4. Buying a house on a single modest income
A factory worker or secretary could realistically save up for a deposit and buy their own place before turning 30. Houses cost roughly three times your annual salary instead of ten times or more like now. Your parents probably bought their first home while earning what would be considered poverty wages today. Getting on the property ladder wasn’t seen as a massive achievement, it was just what people did. The idea that an entire generation would be locked out of homeownership would have seemed completely absurd.

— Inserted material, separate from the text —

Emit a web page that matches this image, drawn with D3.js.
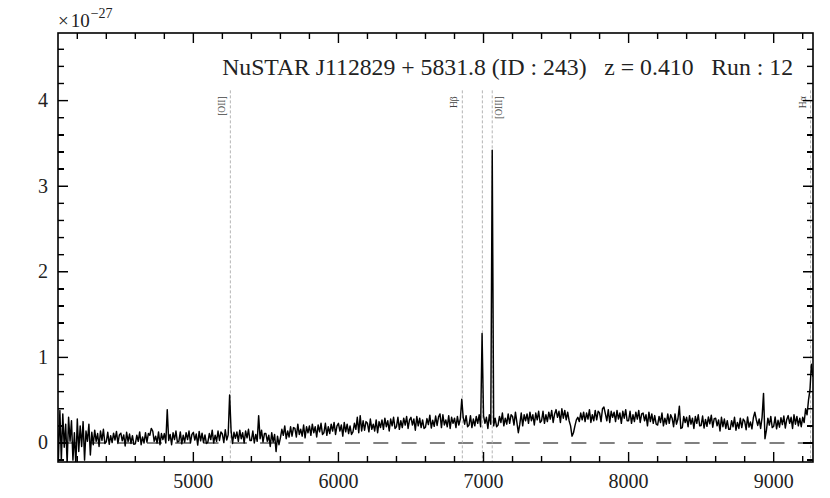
<!DOCTYPE html>
<meta charset="utf-8"/>
<html>
  <head>
    <script src="https://d3js.org/d3.v7.min.js"></script>
    <style>
      body { margin: 0; background: #fff; }
      svg { position: absolute; left: 0; top: 0; }
      text { font-family: 'Liberation Serif', 'DejaVu Serif', serif; }
      .tick { position: absolute; background: #000; }
    </style>
  </head>
  <body>
<script type="text/javascript">
// flux in units of 1e-27, sampled every 10 A starting at 4000 A (one row per 100 A)
var waveStart = 4000;
var waveStep = 10;
var flux = [
  0.1, -0.1, 0.2, -0.15, 0.25, -0.1, 0.3, -0.18, 0.38, -0.2,
  0.34, -0.05, 0.22, -0.24, 0.3, 0.02, 0.26, -0.2, 0.12, -0.26,
  0.28, -0.1, 0.2, -0.04, 0.25, -0.2, 0.14, 0.02, 0.22, -0.14,
  0.125, -0.02, 0.15, 0.02, 0.11, -0.04, 0.14, 0.03, 0.16, -0.005,
  0.015, 0.125, -0.015, 0.085, 0.005, 0.115, 0.035, 0.135, -0.005, 0.095,
  0.115, 0.025, 0.095, -0.035, 0.125, 0.015, 0.105, -0.005, 0.085, -0.015,
  -0.01, 0.09, 0.02, 0.13, -0.02, 0.07, 0.0, 0.12, 0.01, 0.11,
  0.09, 0.17, 0.14, 0.02, 0.08, 0.0, 0.13, -0.02, 0.11, 0.04,
  0.11, 0.0, 0.39, 0.03, 0.1, -0.02, 0.12, 0.04, 0.14, 0.01,
  0.02, 0.13, -0.01, 0.09, 0.01, 0.12, 0.04, 0.14, 0.0, 0.1,
  0.125, 0.035, 0.105, -0.025, 0.135, 0.025, 0.115, 0.005, 0.095, -0.005,
  0.01, 0.11, 0.04, 0.15, 0.0, 0.09, 0.02, 0.14, 0.03, 0.13,
  0.105, 0.005, 0.155, 0.035, 0.095, 0.56, 0.145, -0.005, 0.125, 0.055,
  0.13, 0.02, 0.15, 0.05, 0.12, 0.0, 0.14, 0.06, 0.16, 0.03,
  0.03, 0.14, 0.0, 0.1, 0.02, 0.32, 0.05, 0.15, 0.01, 0.11,
  0.11, 0.02, 0.09, -0.04, 0.12, 0.01, 0.1, -0.1, 0.08, -0.02,
  0.06, 0.16, 0.09, 0.2, 0.05, 0.14, 0.07, 0.19, 0.08, 0.18,
  0.17, 0.07, 0.22, 0.1, 0.16, 0.08, 0.21, 0.06, 0.19, 0.12,
  0.2, 0.09, 0.22, 0.12, 0.19, 0.07, 0.21, 0.13, 0.23, 0.1,
  0.12, 0.23, 0.09, 0.19, 0.11, 0.22, 0.14, 0.24, 0.1, 0.2,
  0.23, 0.14, 0.21, 0.08, 0.24, 0.13, 0.22, 0.11, 0.2, 0.1,
  0.13, 0.23, 0.16, 0.3, 0.12, 0.32, 0.14, 0.26, 0.15, 0.25,
  0.23, 0.13, 0.28, 0.16, 0.22, 0.14, 0.27, 0.12, 0.25, 0.18,
  0.27, 0.16, 0.29, 0.19, 0.26, 0.14, 0.28, 0.2, 0.3, 0.17,
  0.19, 0.3, 0.16, 0.26, 0.18, 0.29, 0.21, 0.31, 0.17, 0.27,
  0.3, 0.21, 0.28, 0.15, 0.31, 0.2, 0.29, 0.18, 0.27, 0.17,
  0.185, 0.285, 0.215, 0.325, 0.175, 0.265, 0.195, 0.315, 0.205, 0.305,
  0.34, 0.18, 0.33, 0.21, 0.27, 0.19, 0.32, 0.17, 0.3, 0.23,
  0.29, 0.18, 0.31, 0.21, 0.28, 0.51, 0.3, 0.22, 0.32, 0.19,
  0.21, 0.32, 0.18, 0.28, 0.2, 0.31, 0.23, 0.33, 0.19, 1.28,
  0.32, 0.23, 0.3, 0.17, 0.33, 0.22, 3.42, 0.2, 0.29, 0.19,
  0.21, 0.31, 0.24, 0.35, 0.2, 0.29, 0.22, 0.34, 0.23, 0.33,
  0.31, 0.21, 0.36, 0.24, 0.12, 0.22, 0.35, 0.2, 0.33, 0.26,
  0.34, 0.23, 0.36, 0.26, 0.33, 0.21, 0.35, 0.27, 0.37, 0.24,
  0.26, 0.37, 0.23, 0.33, 0.25, 0.36, 0.28, 0.38, 0.24, 0.34,
  0.39, 0.3, 0.37, 0.24, 0.4, 0.29, 0.38, 0.27, 0.36, 0.26,
  0.2, 0.08, 0.12, 0.2, 0.27, 0.3, 0.25, 0.35, 0.27, 0.36,
  0.25, 0.35, 0.28, 0.39, 0.24, 0.33, 0.26, 0.38, 0.27, 0.37,
  0.35, 0.25, 0.4, 0.42, 0.34, 0.26, 0.39, 0.24, 0.37, 0.3,
  0.36, 0.25, 0.38, 0.28, 0.35, 0.23, 0.37, 0.29, 0.39, 0.26,
  0.26, 0.37, 0.23, 0.33, 0.25, 0.36, 0.28, 0.38, 0.24, 0.34,
  0.35, 0.26, 0.33, 0.2, 0.36, 0.25, 0.34, 0.23, 0.32, 0.22,
  0.21, 0.31, 0.24, 0.35, 0.2, 0.29, 0.22, 0.34, 0.23, 0.33,
  0.29, 0.19, 0.34, 0.22, 0.28, 0.43, 0.17, 0.18, 0.31, 0.24,
  0.3, 0.19, 0.32, 0.22, 0.29, 0.17, 0.31, 0.23, 0.33, 0.2,
  0.205, 0.315, 0.175, 0.275, 0.195, 0.305, 0.225, 0.325, 0.185, 0.285,
  0.29, 0.2, 0.27, 0.14, 0.3, 0.19, 0.28, 0.17, 0.26, 0.16,
  0.16, 0.26, 0.19, 0.3, 0.15, 0.24, 0.17, 0.29, 0.18, 0.28,
  0.255, 0.155, 0.305, 0.185, 0.245, 0.165, 0.295, 0.36, 0.275, 0.205,
  0.28, 0.17, 0.3, 0.58, 0.05, 0.15, 0.29, 0.21, 0.31, 0.18,
  0.195, 0.305, 0.165, 0.265, 0.185, 0.295, 0.215, 0.315, 0.175, 0.275,
  0.32, 0.23, 0.3, 0.17, 0.33, 0.22, 0.31, 0.2, 0.29, 0.19,
  0.3, 0.24, 0.4, 0.33, 0.5, 0.62, 0.92, 0.78, 0.85, 0.9
];
// observed wavelengths of the marked emission lines (z = 0.410)
var lineWaves = [5255, 6854, 6992, 7060, 9254];
var lineNames = ['[OII]', 'Hβ', '', '[OIII]', 'Hα'];
var xTicks = [5000, 6000, 7000, 8000, 9000];
var yTicks = [0, 1, 2, 3, 4];
var xDomain = [4067, 9271];
var yDomain = [-0.222, 4.79];
var titleText = 'NuSTAR J112829 + 5831.8 (ID : 243)\u00a0\u00a0\u00a0z = 0.410\u00a0\u00a0\u00a0Run : 12';

var margin = {top: 33, right: 17, bottom: 36, left: 58};
var width = 830 - margin.left - margin.right;
var height = 498 - margin.top - margin.bottom;

var svg = d3.select('body').append('svg')
    .attr('width', 830)
    .attr('height', 498);
var g = svg.append('g')
    .attr('transform', 'translate(' + margin.left + ',' + margin.top + ')');

var x = d3.scaleLinear().domain(xDomain).range([0, width]);
var y = d3.scaleLinear().domain(yDomain).range([height, 0]);

var spectrum = flux.map(function(f, i) { return [waveStart + i * waveStep, f]; });

g.append('clipPath').attr('id', 'clip')
  .append('rect').attr('width', width).attr('height', height);

var plot = g.append('g').attr('clip-path', 'url(#clip)');

// zero level
plot.append('line')
    .attr('x1', x(xDomain[0])).attr('x2', x(xDomain[1]))
    .attr('y1', y(0)).attr('y2', y(0))
    .attr('stroke', '#808080')
    .attr('stroke-width', 2)
    .attr('stroke-dasharray', '15,13.3')
    .attr('stroke-dashoffset', 24.3);

// emission line markers
plot.selectAll('.eline')
    .data(lineWaves)
    .enter().append('line')
    .attr('class', 'eline')
    .attr('x1', function(d) { return x(d); })
    .attr('x2', function(d) { return x(d); })
    .attr('y1', y(4.12))
    .attr('y2', height)
    .attr('stroke', '#b4b4b4')
    .attr('stroke-width', 1)
    .attr('stroke-dasharray', '3,2');

var line = d3.line()
    .x(function(d) { return x(d[0]); })
    .y(function(d) { return y(d[1]); });

plot.append('path')
    .attr('d', line(spectrum))
    .attr('fill', 'none')
    .attr('stroke', '#000')
    .attr('stroke-width', 1.45)
    .attr('stroke-linejoin', 'round');

// labels of lines, rotated
lineWaves.forEach(function(w, i) {
  if (!lineNames[i]) return;
  var dx = lineNames[i] == '[OIII]' ? 7 : -8;
  g.append('text')
      .attr('transform', 'translate(' + (x(w) + dx) + ',' + (y(4.12) + 6) + ') rotate(-90)')
      .attr('text-anchor', 'end')
      .attr('dominant-baseline', 'central')
      .attr('font-size', 9.5)
      .attr('fill', '#444')
      .text(lineNames[i]);
});

g.append('g').selectAll('text')
    .data(xTicks)
    .enter().append('text')
    .attr('x', function(d) { return x(d); })
    .attr('y', height + 26)
    .attr('text-anchor', 'middle')
    .attr('font-size', 20)
    .attr('fill', '#222')
    .text(function(d) { return d; });

g.append('g').selectAll('text')
    .data(yTicks)
    .enter().append('text')
    .attr('x', -10)
    .attr('y', function(d) { return y(d) + 6.5; })
    .attr('text-anchor', 'end')
    .attr('font-size', 20)
    .attr('fill', '#222')
    .text(function(d) { return d; });

g.append('rect')
    .attr('width', width)
    .attr('height', height)
    .attr('fill', 'none')
    .attr('stroke', '#000')
    .attr('stroke-width', 1.6);

// offset text
var expo = svg.append('text')
    .attr('x', margin.left)
    .attr('y', 27)
    .attr('fill', '#222')
    .attr('font-size', 19);
expo.append('tspan').text('×');
expo.append('tspan').attr('dx', 2).text('10');
expo.append('tspan').attr('font-size', 14).attr('dx', 1).attr('dy', -9).text('−27');

// title, fitted to the reference width
var title = svg.append('text')
    .attr('x', 793)
    .attr('y', 75)
    .attr('text-anchor', 'end')
    .attr('fill', '#222')
    .attr('font-size', 17)
    .text(titleText);
var tw = title.node().getComputedTextLength();
title.attr('font-size', 17 * 571 / tw);

// inward ticks on all four sides, in their own overlay svg
var xMinor = d3.range(4200, 9300, 200).filter(function(v) { return v % 1000 != 0; });
var yMinor = d3.range(-0.2, 4.8, 0.2).filter(function(v) { return Math.abs(v - Math.round(v)) > 0.01; });
var tickW = 1.4;
var tickBoxes = [];
xTicks.forEach(function(v) { tickBoxes.push({x: x(v) - tickW / 2, y: height - 10, w: tickW, h: 10}, {x: x(v) - tickW / 2, y: 0, w: tickW, h: 10}); });
xMinor.forEach(function(v) { tickBoxes.push({x: x(v) - tickW / 2, y: height - 6, w: tickW, h: 6}, {x: x(v) - tickW / 2, y: 0, w: tickW, h: 6}); });
yTicks.forEach(function(v) { tickBoxes.push({x: 0, y: y(v) - tickW / 2, w: 10, h: tickW}, {x: width - 10, y: y(v) - tickW / 2, w: 10, h: tickW}); });
yMinor.forEach(function(v) { tickBoxes.push({x: 0, y: y(v) - tickW / 2, w: 6, h: tickW}, {x: width - 6, y: y(v) - tickW / 2, w: 6, h: tickW}); });

var overlay = d3.select('body').append('svg')
    .attr('width', 830)
    .attr('height', 498)
    .style('pointer-events', 'none');
overlay.append('g')
    .attr('transform', 'translate(' + margin.left + ',' + margin.top + ')')
    .selectAll('rect')
    .data(tickBoxes)
    .enter().append('rect')
    .attr('x', function(d) { return d.x; })
    .attr('y', function(d) { return d.y; })
    .attr('width', function(d) { return d.w; })
    .attr('height', function(d) { return d.h; })
    .attr('fill', '#000');

// same ticks as plain html boxes, in case the svg ones are not painted
d3.select('body').selectAll('div.tick')
    .data(tickBoxes)
    .enter().append('div')
    .attr('class', 'tick')
    .style('left', function(d) { return (margin.left + d.x) + 'px'; })
    .style('top', function(d) { return (margin.top + d.y) + 'px'; })
    .style('width', function(d) { return d.w + 'px'; })
    .style('height', function(d) { return d.h + 'px'; });
</script>
  </body>
</html>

5. Going to university completely free
Not only did Boomers pay no tuition fees, they actually got grants to help with living expenses while studying. University was seen as something bright but not necessarily wealthy kids could access without crippling debt. You could graduate and start your career without £50,000 hanging over your head. The idea of paying thousands per year just for the privilege of attending lectures didn’t exist. Education was treated as an investment in society rather than a product you purchased.
6. Proper post offices with actual services
Every town had a main post office with multiple counters open during normal hours when you could do all sorts of things. You could pay bills, get your car tax, sort out benefits, buy savings stamps, and send parcels without queuing for 45 minutes. The staff actually knew what they were doing and had time to help you. Now, you’re lucky if there’s a small counter at the back of WHSmith that’s open three days a week. The sense of loss around post offices is real because they were community hubs, not just shops.

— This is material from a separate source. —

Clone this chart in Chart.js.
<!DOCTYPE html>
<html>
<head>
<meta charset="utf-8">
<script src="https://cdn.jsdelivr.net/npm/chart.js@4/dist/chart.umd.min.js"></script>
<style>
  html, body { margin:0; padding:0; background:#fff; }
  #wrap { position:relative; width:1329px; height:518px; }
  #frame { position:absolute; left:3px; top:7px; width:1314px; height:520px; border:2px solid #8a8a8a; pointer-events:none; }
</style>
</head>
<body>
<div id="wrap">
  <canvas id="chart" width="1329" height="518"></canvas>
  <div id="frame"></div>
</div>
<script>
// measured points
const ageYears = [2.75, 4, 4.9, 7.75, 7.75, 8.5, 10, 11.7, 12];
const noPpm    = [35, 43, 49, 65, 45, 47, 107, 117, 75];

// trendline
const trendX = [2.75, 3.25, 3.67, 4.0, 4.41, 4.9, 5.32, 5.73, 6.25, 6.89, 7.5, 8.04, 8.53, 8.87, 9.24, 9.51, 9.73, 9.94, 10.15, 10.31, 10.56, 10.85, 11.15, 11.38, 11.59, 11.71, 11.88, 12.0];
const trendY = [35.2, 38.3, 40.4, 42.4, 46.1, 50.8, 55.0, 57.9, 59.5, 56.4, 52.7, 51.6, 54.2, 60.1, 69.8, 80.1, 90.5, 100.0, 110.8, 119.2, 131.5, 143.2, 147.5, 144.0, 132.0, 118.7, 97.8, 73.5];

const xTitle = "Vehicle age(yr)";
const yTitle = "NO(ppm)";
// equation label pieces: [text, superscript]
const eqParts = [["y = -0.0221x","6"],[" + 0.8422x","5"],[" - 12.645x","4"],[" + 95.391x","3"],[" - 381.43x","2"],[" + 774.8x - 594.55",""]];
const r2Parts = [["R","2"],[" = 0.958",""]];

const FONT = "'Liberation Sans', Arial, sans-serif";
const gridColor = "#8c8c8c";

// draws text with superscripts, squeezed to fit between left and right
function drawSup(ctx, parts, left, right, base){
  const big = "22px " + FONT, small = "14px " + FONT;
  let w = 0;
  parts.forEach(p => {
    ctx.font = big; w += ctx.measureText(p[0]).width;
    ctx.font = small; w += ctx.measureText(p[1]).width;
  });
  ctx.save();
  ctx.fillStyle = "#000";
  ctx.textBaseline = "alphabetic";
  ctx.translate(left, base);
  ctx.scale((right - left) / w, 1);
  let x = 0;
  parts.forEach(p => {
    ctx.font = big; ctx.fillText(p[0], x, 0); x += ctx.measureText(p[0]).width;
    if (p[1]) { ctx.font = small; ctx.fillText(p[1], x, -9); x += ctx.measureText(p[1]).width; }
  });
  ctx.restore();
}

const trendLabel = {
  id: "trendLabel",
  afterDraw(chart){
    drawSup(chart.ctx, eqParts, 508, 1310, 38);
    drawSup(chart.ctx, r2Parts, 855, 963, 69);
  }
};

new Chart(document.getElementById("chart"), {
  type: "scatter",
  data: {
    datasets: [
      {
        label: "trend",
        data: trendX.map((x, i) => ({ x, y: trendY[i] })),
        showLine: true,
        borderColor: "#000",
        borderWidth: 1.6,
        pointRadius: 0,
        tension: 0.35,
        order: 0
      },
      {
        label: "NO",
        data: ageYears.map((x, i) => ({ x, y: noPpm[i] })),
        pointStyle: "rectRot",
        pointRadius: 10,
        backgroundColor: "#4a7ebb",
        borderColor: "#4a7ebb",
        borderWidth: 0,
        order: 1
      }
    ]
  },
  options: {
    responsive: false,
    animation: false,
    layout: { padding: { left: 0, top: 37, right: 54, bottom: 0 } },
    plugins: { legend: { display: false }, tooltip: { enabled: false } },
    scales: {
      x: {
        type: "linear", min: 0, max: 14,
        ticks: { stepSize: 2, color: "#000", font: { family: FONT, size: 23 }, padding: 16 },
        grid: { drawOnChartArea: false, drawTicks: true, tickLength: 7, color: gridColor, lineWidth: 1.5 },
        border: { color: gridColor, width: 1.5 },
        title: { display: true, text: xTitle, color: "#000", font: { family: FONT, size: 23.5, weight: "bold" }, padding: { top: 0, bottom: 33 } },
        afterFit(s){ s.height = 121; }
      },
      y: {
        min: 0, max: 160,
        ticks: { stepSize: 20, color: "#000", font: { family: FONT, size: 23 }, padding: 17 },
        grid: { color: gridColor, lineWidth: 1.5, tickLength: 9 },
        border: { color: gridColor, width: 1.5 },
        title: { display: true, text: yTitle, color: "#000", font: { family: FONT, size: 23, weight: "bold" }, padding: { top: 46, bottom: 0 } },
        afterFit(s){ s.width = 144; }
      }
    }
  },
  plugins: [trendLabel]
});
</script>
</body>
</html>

7. High street banks you could actually walk into
Every high street had multiple banks with proper opening hours and staff who’d sit down with you to discuss accounts. You could pop in on your lunch break, talk to the same person you’d seen before, and sort out banking issues face to face. Nobody expected you to do everything online or through an app. Now branches are closing constantly, and the ones left open have reduced hours and skeleton staff. The idea of banking being a personal service rather than a digital inconvenience has basically died.

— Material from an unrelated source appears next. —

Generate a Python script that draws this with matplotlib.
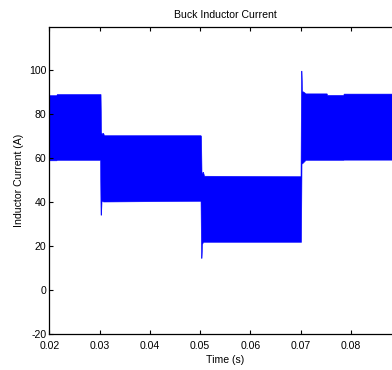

8. Privacy from constant surveillance
CCTV cameras weren’t on every corner, in every shop, and tracking your movements constantly. You could go about your day without being filmed hundreds of times or having your location tracked by your phone. The trade-off was less security but more freedom and anonymity. Nobody worried about facial recognition or data collection because those concepts didn’t exist. You could genuinely disappear for a day without anyone being able to trace your whereabouts.
9. Spending all day outside with zero parental supervision
Kids would leave the house after breakfast and just roam around until dinner time without their parents having any idea where they were. You’d play in the woods, explore building sites, ride your bike miles from home, and nobody considered this neglectful. There were no mobile phones to check in with, and parents simply trusted you’d turn up when you got hungry. The freedom was immense, but it came with actual dangers that modern parents aren’t willing to accept. Society’s entire attitude toward childhood independence has completely reversed.
10. Woolworths as a Saturday shopping destination
Every town centre had a Woolies where you could buy absolutely anything from pick and mix to school uniforms to kitchen equipment. It wasn’t fancy, but it was reliable and affordable, and meeting friends at Woolworths was just what you did on Saturdays. The pick and mix counter was legendary, and you could spend ages choosing your sweets. When it closed in 2008, it felt like losing a piece of British identity. Gen Z will never understand the cultural significance of Woolworths because no modern shop quite fills that same role.
11. A society that ran almost entirely on cash
Credit cards existed, but most people didn’t have them, and you certainly couldn’t tap your phone to pay for things. You withdrew cash on Friday, and that’s what you had until next week. If you ran out, you were stuck because most places wouldn’t take cheques from strangers. This forced a different kind of financial discipline because you could physically see your money disappearing. The anonymity of cash transactions also meant less tracking of your purchases and habits. Going cashless wasn’t even considered a possibility, it was just how commerce worked.
12. Only three TV channels and everyone watched the same things
BBC One, BBC Two, and ITV were your only options until Channel 4 arrived in 1982. Everyone watched the same programmes because there was no choice, which created a shared national culture around television. If you missed something, it was gone forever, unless it got repeated months later. The idea of watching what you wanted when you wanted would have sounded like science fiction. Water cooler conversations were genuinely about what everyone watched last night because you’d all seen the same thing.
13. Job security and actual pension schemes
You could start a job at 18, stay with the same company for 40 years, and retire with a proper pension that covered your living costs. Loyalty to employers was rewarded rather than punished, and job hopping was seen as unstable. Companies invested in training you because they expected you’d stick around. The social contract between workers and employers actually functioned, and retirement wasn’t something you had to entirely fund yourself. Gen Z faces constant job insecurity and the expectation of managing their own inadequate pension pots.
14. British seaside holidays being the default family holiday
Blackpool, Brighton, Great Yarmouth, and other coastal towns were packed every summer with British families having their annual week away. Flying abroad was expensive and unusual, so caravan parks and B&Bs thrived. Everyone has childhood memories of freezing British beaches, terrible weather, and arcades full of 2p machines. These holidays weren’t exotic, but they were what you did, and the tradition bonded families together. Cheap flights to Spain killed this culture almost entirely, and now British seaside towns struggle while Gen Z books Ryanair flights to Ibiza without thinking twice.